Challenge:
Write out the material exactly, with the pictures left out.

◆ ◆ ◆ ◆ ◆

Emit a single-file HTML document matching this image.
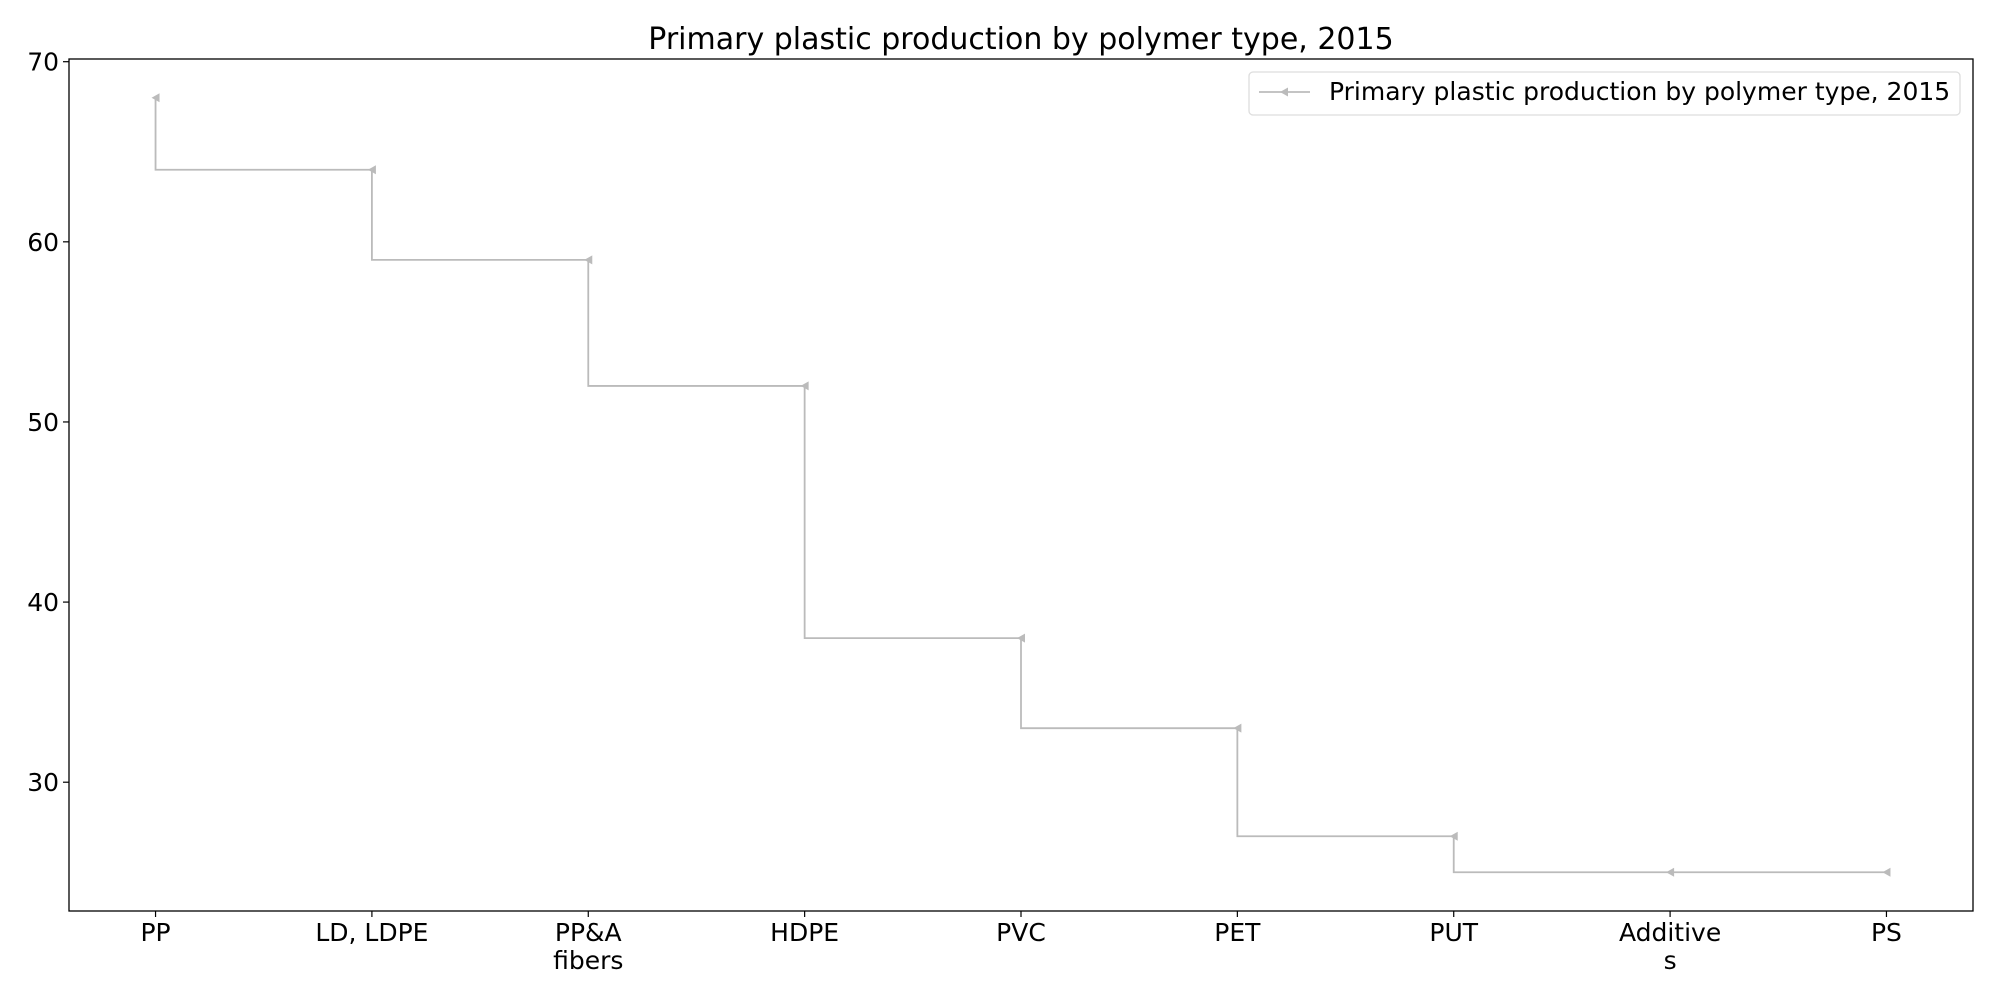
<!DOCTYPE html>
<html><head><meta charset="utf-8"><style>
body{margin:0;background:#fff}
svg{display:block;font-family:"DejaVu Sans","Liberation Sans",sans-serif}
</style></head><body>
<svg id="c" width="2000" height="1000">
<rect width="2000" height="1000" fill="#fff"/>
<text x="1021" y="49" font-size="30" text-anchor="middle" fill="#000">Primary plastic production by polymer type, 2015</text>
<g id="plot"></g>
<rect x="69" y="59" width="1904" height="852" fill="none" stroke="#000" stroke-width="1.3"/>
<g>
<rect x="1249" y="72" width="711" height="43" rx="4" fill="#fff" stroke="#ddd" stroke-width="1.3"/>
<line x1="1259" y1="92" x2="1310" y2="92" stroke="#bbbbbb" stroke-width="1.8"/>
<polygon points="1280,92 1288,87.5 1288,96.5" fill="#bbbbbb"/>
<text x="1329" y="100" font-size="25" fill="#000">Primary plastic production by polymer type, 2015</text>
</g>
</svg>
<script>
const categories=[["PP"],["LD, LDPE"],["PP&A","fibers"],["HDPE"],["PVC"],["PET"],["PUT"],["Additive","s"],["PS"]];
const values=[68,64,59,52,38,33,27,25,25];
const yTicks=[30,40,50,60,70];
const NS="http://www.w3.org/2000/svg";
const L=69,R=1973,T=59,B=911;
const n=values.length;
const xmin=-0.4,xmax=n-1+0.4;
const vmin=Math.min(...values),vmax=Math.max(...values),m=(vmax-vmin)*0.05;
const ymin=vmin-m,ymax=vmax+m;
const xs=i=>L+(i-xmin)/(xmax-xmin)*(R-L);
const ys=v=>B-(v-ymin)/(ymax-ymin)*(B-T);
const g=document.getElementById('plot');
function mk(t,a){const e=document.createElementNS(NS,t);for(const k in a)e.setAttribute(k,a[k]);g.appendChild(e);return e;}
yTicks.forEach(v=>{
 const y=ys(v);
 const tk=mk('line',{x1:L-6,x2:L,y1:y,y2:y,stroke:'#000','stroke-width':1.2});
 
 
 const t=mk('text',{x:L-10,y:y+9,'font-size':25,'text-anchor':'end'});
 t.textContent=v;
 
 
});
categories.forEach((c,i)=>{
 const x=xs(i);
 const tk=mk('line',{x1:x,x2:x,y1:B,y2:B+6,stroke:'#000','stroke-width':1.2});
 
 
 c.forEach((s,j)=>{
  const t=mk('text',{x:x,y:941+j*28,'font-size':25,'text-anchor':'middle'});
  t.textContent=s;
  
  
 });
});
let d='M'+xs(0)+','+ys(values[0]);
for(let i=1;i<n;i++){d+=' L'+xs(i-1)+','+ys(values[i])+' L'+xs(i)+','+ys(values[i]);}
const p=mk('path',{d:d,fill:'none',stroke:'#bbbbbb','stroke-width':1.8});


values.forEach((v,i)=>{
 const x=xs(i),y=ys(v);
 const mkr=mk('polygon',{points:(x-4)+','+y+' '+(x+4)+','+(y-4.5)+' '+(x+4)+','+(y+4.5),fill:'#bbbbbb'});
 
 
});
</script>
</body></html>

◆ ◆ ◆ ◆ ◆

Worked solution:
Emit a single-file HTML document matching this image.
<!DOCTYPE html>
<html><head><meta charset="utf-8"><style>
body{margin:0;background:#fff}
svg{display:block;font-family:"DejaVu Sans","Liberation Sans",sans-serif}
</style></head><body>
<svg id="c" width="2000" height="1000">
<rect width="2000" height="1000" fill="#fff"/>
<text x="1021" y="49" font-size="30" text-anchor="middle" fill="#000">Primary plastic production by polymer type, 2015</text>
<g id="plot"></g>
<rect x="69" y="59" width="1904" height="852" fill="none" stroke="#000" stroke-width="1.3"/>
<g>
<rect x="1249" y="72" width="711" height="43" rx="4" fill="#fff" stroke="#ddd" stroke-width="1.3"/>
<line x1="1259" y1="92" x2="1310" y2="92" stroke="#bbbbbb" stroke-width="1.8"/>
<polygon points="1280,92 1288,87.5 1288,96.5" fill="#bbbbbb"/>
<text x="1329" y="100" font-size="25" fill="#000">Primary plastic production by polymer type, 2015</text>
</g>
</svg>
<script>
const categories=[["PP"],["LD, LDPE"],["PP&A","fibers"],["HDPE"],["PVC"],["PET"],["PUT"],["Additive","s"],["PS"]];
const values=[68,64,59,52,38,33,27,25,25];
const yTicks=[30,40,50,60,70];
const NS="http://www.w3.org/2000/svg";
const L=69,R=1973,T=59,B=911;
const n=values.length;
const xmin=-0.4,xmax=n-1+0.4;
const vmin=Math.min(...values),vmax=Math.max(...values),m=(vmax-vmin)*0.05;
const ymin=vmin-m,ymax=vmax+m;
const xs=i=>L+(i-xmin)/(xmax-xmin)*(R-L);
const ys=v=>B-(v-ymin)/(ymax-ymin)*(B-T);
const g=document.getElementById('plot');
function mk(t,a){const e=document.createElementNS(NS,t);for(const k in a)e.setAttribute(k,a[k]);g.appendChild(e);return e;}
yTicks.forEach(v=>{
 const y=ys(v);
 const tk=mk('line',{x1:L-6,x2:L,y1:y,y2:y,stroke:'#000','stroke-width':1.2});
 
 
 const t=mk('text',{x:L-10,y:y+9,'font-size':25,'text-anchor':'end'});
 t.textContent=v;
 
 
});
categories.forEach((c,i)=>{
 const x=xs(i);
 const tk=mk('line',{x1:x,x2:x,y1:B,y2:B+6,stroke:'#000','stroke-width':1.2});
 
 
 c.forEach((s,j)=>{
  const t=mk('text',{x:x,y:941+j*28,'font-size':25,'text-anchor':'middle'});
  t.textContent=s;
  
  
 });
});
let d='M'+xs(0)+','+ys(values[0]);
for(let i=1;i<n;i++){d+=' L'+xs(i-1)+','+ys(values[i])+' L'+xs(i)+','+ys(values[i]);}
const p=mk('path',{d:d,fill:'none',stroke:'#bbbbbb','stroke-width':1.8});


values.forEach((v,i)=>{
 const x=xs(i),y=ys(v);
 const mkr=mk('polygon',{points:(x-4)+','+y+' '+(x+4)+','+(y-4.5)+' '+(x+4)+','+(y+4.5),fill:'#bbbbbb'});
 
 
});
</script>
</body></html>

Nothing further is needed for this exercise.